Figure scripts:
____________

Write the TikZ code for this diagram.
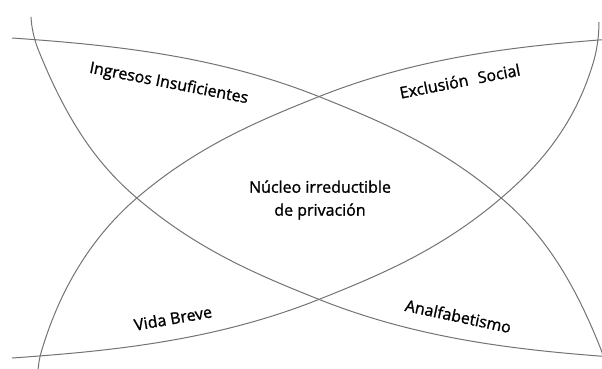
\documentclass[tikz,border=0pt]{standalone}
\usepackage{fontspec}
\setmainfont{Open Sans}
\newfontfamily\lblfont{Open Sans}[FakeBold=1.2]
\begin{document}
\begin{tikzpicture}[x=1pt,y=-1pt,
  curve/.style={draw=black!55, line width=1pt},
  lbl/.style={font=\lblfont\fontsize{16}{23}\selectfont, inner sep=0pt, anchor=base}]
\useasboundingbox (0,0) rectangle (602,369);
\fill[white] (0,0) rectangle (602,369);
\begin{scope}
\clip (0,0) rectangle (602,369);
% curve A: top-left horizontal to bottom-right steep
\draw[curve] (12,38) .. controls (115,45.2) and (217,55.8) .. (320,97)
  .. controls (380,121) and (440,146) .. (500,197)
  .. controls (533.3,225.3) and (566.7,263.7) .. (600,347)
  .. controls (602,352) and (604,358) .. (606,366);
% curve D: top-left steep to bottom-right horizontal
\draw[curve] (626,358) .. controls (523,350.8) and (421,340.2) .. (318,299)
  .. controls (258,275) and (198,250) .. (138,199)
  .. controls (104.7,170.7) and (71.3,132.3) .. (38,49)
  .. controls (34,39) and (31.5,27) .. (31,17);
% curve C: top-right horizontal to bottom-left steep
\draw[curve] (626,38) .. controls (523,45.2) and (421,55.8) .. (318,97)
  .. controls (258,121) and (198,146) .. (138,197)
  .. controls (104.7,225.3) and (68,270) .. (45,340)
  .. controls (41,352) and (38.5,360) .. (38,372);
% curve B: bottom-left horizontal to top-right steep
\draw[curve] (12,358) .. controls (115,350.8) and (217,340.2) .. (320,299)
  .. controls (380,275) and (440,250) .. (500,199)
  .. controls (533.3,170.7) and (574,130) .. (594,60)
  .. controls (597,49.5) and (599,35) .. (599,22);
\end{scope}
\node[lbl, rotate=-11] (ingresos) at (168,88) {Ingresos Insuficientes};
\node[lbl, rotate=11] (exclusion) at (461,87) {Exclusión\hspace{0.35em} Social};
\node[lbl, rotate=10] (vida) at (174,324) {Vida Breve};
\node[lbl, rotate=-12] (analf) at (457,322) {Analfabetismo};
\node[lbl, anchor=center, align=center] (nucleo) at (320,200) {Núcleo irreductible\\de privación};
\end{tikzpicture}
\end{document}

____________

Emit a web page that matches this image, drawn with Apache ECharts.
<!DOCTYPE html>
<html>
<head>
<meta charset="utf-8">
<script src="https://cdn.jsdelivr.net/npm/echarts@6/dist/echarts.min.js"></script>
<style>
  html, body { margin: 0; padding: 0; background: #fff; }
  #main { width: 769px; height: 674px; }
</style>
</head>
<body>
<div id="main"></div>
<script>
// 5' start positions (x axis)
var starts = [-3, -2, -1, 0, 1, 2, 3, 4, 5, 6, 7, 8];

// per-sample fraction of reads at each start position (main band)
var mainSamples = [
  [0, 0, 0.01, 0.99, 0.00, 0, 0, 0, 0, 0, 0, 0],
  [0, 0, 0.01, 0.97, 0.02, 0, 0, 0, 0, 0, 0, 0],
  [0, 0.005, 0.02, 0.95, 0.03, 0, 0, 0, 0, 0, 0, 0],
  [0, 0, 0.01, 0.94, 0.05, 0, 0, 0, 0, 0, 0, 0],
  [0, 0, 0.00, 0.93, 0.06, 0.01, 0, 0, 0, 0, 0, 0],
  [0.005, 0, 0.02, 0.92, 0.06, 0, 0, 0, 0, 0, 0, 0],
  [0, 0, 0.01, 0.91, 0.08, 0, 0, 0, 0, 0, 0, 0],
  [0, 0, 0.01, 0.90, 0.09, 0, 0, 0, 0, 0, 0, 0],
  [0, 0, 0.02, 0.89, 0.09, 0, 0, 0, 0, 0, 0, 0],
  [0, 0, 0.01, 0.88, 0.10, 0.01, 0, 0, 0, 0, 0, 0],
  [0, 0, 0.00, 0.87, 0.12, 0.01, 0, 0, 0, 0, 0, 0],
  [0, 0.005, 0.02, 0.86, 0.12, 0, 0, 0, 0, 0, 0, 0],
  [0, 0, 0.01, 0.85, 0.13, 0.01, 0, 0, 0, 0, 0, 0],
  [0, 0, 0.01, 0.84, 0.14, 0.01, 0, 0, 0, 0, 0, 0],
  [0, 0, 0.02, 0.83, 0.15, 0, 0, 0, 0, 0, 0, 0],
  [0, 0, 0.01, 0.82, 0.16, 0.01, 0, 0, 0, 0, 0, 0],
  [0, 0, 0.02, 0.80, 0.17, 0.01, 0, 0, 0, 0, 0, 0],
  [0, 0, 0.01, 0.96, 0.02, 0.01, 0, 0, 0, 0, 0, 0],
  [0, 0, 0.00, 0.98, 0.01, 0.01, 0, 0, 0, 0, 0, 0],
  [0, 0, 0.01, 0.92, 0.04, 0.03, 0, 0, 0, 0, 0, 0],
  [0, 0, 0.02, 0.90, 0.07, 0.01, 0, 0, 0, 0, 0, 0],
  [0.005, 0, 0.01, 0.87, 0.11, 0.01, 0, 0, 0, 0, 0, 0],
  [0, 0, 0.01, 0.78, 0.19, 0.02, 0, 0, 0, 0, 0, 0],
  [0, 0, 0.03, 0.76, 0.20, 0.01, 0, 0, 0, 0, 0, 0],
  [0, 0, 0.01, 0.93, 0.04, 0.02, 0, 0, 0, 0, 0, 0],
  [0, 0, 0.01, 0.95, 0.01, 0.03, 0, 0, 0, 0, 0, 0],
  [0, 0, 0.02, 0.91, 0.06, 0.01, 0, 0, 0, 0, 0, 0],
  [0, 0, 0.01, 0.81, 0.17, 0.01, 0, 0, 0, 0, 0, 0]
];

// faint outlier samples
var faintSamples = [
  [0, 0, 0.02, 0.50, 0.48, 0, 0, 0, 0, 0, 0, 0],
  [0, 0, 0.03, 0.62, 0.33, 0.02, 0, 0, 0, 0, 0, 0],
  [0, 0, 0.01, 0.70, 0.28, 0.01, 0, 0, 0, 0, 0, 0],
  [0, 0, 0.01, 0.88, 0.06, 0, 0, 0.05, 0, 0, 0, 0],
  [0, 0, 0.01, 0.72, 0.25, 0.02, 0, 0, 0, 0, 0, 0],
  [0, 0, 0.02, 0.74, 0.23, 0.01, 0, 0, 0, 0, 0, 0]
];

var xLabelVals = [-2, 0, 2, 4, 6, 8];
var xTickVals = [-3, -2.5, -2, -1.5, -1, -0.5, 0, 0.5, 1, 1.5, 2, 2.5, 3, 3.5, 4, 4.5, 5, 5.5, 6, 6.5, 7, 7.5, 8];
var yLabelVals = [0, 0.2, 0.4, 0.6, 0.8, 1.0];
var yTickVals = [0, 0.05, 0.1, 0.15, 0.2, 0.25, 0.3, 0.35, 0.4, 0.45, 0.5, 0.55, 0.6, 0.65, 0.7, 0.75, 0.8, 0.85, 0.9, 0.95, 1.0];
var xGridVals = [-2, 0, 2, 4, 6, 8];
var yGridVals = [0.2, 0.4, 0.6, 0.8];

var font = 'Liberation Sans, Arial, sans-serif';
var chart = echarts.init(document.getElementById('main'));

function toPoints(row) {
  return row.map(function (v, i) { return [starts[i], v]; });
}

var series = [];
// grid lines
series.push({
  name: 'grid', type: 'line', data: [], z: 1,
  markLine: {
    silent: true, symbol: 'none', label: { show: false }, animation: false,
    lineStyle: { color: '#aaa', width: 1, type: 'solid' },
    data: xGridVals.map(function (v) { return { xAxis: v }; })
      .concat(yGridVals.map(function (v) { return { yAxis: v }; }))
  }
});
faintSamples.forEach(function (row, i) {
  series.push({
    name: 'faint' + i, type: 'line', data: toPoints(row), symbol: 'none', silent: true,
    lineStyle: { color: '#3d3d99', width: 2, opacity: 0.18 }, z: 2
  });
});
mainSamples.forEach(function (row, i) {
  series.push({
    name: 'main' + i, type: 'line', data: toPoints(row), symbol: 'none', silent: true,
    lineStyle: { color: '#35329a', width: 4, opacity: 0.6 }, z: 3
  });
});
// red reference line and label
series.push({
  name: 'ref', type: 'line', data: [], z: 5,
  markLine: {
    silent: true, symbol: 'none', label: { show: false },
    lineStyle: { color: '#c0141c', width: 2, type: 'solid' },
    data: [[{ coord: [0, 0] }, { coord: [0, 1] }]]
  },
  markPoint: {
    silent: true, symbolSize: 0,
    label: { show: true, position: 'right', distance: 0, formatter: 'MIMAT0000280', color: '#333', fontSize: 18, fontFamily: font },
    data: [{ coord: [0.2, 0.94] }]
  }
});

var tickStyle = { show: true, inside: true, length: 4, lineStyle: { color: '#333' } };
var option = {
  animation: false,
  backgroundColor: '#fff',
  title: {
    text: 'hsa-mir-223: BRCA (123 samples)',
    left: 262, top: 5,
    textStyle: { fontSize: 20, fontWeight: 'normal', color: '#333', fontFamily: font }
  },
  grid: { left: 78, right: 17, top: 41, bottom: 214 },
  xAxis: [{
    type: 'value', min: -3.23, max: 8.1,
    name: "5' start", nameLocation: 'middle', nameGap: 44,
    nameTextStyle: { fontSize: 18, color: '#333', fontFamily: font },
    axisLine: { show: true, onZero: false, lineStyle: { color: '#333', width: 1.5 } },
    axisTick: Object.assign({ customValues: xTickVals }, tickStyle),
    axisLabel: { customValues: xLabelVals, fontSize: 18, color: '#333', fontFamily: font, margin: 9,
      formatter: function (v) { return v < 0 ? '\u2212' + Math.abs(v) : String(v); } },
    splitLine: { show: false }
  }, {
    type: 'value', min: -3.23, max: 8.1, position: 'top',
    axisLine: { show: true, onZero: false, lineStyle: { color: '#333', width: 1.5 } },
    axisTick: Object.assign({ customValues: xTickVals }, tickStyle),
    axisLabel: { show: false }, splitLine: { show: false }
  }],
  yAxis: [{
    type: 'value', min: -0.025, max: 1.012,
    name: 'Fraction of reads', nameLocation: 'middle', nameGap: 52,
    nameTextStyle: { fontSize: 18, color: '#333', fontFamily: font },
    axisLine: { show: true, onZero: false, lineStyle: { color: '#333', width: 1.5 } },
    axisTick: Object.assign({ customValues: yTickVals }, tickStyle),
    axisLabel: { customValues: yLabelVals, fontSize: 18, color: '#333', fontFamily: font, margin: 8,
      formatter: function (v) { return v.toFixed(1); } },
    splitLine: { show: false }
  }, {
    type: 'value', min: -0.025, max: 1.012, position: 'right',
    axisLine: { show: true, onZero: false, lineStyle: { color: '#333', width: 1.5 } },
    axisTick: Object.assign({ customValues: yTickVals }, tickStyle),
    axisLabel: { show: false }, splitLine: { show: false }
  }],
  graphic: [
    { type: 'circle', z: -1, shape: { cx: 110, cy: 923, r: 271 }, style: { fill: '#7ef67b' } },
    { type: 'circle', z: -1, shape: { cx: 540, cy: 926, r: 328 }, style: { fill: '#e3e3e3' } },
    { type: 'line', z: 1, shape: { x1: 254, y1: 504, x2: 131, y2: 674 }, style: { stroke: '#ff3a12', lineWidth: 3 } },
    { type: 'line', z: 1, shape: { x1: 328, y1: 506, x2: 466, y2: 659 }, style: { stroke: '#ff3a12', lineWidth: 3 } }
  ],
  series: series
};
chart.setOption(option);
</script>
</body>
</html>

____________

— Aim of the exercise —
Each line that holds the word "this" is to be copied.

— Response to the exercise —
Write the TikZ code for this diagram.
Emit a web page that matches this image, drawn with Apache ECharts.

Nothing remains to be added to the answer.